Material provided →
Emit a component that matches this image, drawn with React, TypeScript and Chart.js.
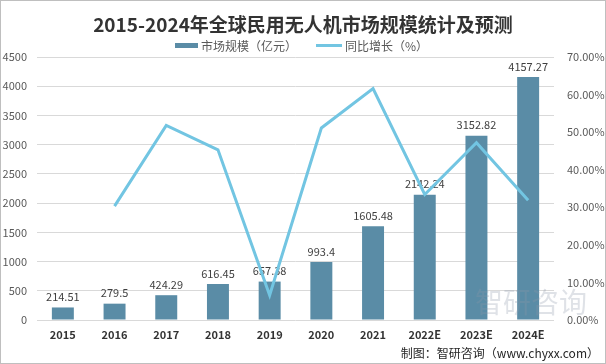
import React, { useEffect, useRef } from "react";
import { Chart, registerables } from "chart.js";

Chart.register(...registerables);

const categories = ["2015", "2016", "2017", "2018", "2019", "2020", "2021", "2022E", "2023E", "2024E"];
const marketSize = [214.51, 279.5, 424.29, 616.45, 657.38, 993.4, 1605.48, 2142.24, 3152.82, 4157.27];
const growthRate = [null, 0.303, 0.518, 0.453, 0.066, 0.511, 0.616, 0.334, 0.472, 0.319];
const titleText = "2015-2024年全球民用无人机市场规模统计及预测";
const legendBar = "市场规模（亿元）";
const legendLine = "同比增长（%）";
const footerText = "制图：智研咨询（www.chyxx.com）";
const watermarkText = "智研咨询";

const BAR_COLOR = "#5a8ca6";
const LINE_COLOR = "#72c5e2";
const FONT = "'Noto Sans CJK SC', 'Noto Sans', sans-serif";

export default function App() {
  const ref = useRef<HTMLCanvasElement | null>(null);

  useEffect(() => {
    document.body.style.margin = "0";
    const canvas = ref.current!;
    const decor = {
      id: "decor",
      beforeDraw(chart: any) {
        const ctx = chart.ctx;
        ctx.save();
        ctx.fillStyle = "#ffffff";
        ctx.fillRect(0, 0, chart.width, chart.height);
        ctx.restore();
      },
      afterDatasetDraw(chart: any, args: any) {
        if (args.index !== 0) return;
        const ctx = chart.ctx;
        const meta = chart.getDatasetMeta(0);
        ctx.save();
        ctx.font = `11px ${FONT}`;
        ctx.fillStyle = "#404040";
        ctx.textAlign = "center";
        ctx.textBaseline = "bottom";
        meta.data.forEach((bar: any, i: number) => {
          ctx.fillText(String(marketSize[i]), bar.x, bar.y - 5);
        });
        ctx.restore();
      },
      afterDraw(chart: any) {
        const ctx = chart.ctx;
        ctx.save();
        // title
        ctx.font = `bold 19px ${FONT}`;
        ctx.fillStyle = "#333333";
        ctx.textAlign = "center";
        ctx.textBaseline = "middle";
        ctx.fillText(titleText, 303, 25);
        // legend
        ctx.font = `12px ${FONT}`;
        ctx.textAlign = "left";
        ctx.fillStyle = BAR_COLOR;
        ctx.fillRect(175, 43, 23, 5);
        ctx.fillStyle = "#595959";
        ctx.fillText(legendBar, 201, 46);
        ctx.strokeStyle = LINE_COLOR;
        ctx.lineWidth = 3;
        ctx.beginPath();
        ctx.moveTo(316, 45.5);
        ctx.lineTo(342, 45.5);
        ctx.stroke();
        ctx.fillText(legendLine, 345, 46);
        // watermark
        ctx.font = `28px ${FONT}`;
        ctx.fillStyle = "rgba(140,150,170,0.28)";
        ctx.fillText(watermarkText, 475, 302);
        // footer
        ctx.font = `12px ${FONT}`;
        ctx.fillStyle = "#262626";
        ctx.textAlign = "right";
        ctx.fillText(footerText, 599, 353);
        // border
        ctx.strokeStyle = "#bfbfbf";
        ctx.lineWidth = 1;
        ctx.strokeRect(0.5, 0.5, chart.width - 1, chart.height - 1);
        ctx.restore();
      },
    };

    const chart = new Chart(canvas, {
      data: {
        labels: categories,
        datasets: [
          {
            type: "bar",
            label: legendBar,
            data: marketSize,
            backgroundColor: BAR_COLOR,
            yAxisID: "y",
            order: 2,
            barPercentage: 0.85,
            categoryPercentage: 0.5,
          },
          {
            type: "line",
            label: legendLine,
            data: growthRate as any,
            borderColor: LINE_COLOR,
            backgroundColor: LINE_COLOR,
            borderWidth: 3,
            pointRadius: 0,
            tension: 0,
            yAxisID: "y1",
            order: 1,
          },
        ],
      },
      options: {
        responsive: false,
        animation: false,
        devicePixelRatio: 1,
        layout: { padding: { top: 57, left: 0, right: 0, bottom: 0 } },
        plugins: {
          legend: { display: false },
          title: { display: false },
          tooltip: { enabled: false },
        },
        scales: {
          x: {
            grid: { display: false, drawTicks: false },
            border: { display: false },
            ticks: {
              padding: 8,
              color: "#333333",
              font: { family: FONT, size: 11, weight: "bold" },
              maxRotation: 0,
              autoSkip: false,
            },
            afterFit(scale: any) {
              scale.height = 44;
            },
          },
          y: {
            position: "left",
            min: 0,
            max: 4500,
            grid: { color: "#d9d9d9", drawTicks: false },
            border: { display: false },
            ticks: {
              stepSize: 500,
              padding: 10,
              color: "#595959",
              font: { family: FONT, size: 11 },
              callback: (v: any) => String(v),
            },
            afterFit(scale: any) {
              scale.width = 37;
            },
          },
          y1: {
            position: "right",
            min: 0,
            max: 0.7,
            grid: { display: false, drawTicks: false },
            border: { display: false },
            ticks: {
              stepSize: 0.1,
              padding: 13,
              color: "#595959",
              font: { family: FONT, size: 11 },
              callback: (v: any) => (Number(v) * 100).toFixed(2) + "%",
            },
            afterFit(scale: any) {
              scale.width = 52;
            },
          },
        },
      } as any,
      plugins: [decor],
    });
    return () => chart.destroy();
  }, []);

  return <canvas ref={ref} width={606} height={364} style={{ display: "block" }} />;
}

Problem statement → Go through the listing above and write it out again exactly, dropping the pictures.

Solution to this task →
Emit a component that matches this image, drawn with React, TypeScript and Chart.js.
import React, { useEffect, useRef } from "react";
import { Chart, registerables } from "chart.js";

Chart.register(...registerables);

const categories = ["2015", "2016", "2017", "2018", "2019", "2020", "2021", "2022E", "2023E", "2024E"];
const marketSize = [214.51, 279.5, 424.29, 616.45, 657.38, 993.4, 1605.48, 2142.24, 3152.82, 4157.27];
const growthRate = [null, 0.303, 0.518, 0.453, 0.066, 0.511, 0.616, 0.334, 0.472, 0.319];
const titleText = "2015-2024年全球民用无人机市场规模统计及预测";
const legendBar = "市场规模（亿元）";
const legendLine = "同比增长（%）";
const footerText = "制图：智研咨询（www.chyxx.com）";
const watermarkText = "智研咨询";

const BAR_COLOR = "#5a8ca6";
const LINE_COLOR = "#72c5e2";
const FONT = "'Noto Sans CJK SC', 'Noto Sans', sans-serif";

export default function App() {
  const ref = useRef<HTMLCanvasElement | null>(null);

  useEffect(() => {
    document.body.style.margin = "0";
    const canvas = ref.current!;
    const decor = {
      id: "decor",
      beforeDraw(chart: any) {
        const ctx = chart.ctx;
        ctx.save();
        ctx.fillStyle = "#ffffff";
        ctx.fillRect(0, 0, chart.width, chart.height);
        ctx.restore();
      },
      afterDatasetDraw(chart: any, args: any) {
        if (args.index !== 0) return;
        const ctx = chart.ctx;
        const meta = chart.getDatasetMeta(0);
        ctx.save();
        ctx.font = `11px ${FONT}`;
        ctx.fillStyle = "#404040";
        ctx.textAlign = "center";
        ctx.textBaseline = "bottom";
        meta.data.forEach((bar: any, i: number) => {
          ctx.fillText(String(marketSize[i]), bar.x, bar.y - 5);
        });
        ctx.restore();
      },
      afterDraw(chart: any) {
        const ctx = chart.ctx;
        ctx.save();
        // title
        ctx.font = `bold 19px ${FONT}`;
        ctx.fillStyle = "#333333";
        ctx.textAlign = "center";
        ctx.textBaseline = "middle";
        ctx.fillText(titleText, 303, 25);
        // legend
        ctx.font = `12px ${FONT}`;
        ctx.textAlign = "left";
        ctx.fillStyle = BAR_COLOR;
        ctx.fillRect(175, 43, 23, 5);
        ctx.fillStyle = "#595959";
        ctx.fillText(legendBar, 201, 46);
        ctx.strokeStyle = LINE_COLOR;
        ctx.lineWidth = 3;
        ctx.beginPath();
        ctx.moveTo(316, 45.5);
        ctx.lineTo(342, 45.5);
        ctx.stroke();
        ctx.fillText(legendLine, 345, 46);
        // watermark
        ctx.font = `28px ${FONT}`;
        ctx.fillStyle = "rgba(140,150,170,0.28)";
        ctx.fillText(watermarkText, 475, 302);
        // footer
        ctx.font = `12px ${FONT}`;
        ctx.fillStyle = "#262626";
        ctx.textAlign = "right";
        ctx.fillText(footerText, 599, 353);
        // border
        ctx.strokeStyle = "#bfbfbf";
        ctx.lineWidth = 1;
        ctx.strokeRect(0.5, 0.5, chart.width - 1, chart.height - 1);
        ctx.restore();
      },
    };

    const chart = new Chart(canvas, {
      data: {
        labels: categories,
        datasets: [
          {
            type: "bar",
            label: legendBar,
            data: marketSize,
            backgroundColor: BAR_COLOR,
            yAxisID: "y",
            order: 2,
            barPercentage: 0.85,
            categoryPercentage: 0.5,
          },
          {
            type: "line",
            label: legendLine,
            data: growthRate as any,
            borderColor: LINE_COLOR,
            backgroundColor: LINE_COLOR,
            borderWidth: 3,
            pointRadius: 0,
            tension: 0,
            yAxisID: "y1",
            order: 1,
          },
        ],
      },
      options: {
        responsive: false,
        animation: false,
        devicePixelRatio: 1,
        layout: { padding: { top: 57, left: 0, right: 0, bottom: 0 } },
        plugins: {
          legend: { display: false },
          title: { display: false },
          tooltip: { enabled: false },
        },
        scales: {
          x: {
            grid: { display: false, drawTicks: false },
            border: { display: false },
            ticks: {
              padding: 8,
              color: "#333333",
              font: { family: FONT, size: 11, weight: "bold" },
              maxRotation: 0,
              autoSkip: false,
            },
            afterFit(scale: any) {
              scale.height = 44;
            },
          },
          y: {
            position: "left",
            min: 0,
            max: 4500,
            grid: { color: "#d9d9d9", drawTicks: false },
            border: { display: false },
            ticks: {
              stepSize: 500,
              padding: 10,
              color: "#595959",
              font: { family: FONT, size: 11 },
              callback: (v: any) => String(v),
            },
            afterFit(scale: any) {
              scale.width = 37;
            },
          },
          y1: {
            position: "right",
            min: 0,
            max: 0.7,
            grid: { display: false, drawTicks: false },
            border: { display: false },
            ticks: {
              stepSize: 0.1,
              padding: 13,
              color: "#595959",
              font: { family: FONT, size: 11 },
              callback: (v: any) => (Number(v) * 100).toFixed(2) + "%",
            },
            afterFit(scale: any) {
              scale.width = 52;
            },
          },
        },
      } as any,
      plugins: [decor],
    });
    return () => chart.destroy();
  }, []);

  return <canvas ref={ref} width={606} height={364} style={{ display: "block" }} />;
}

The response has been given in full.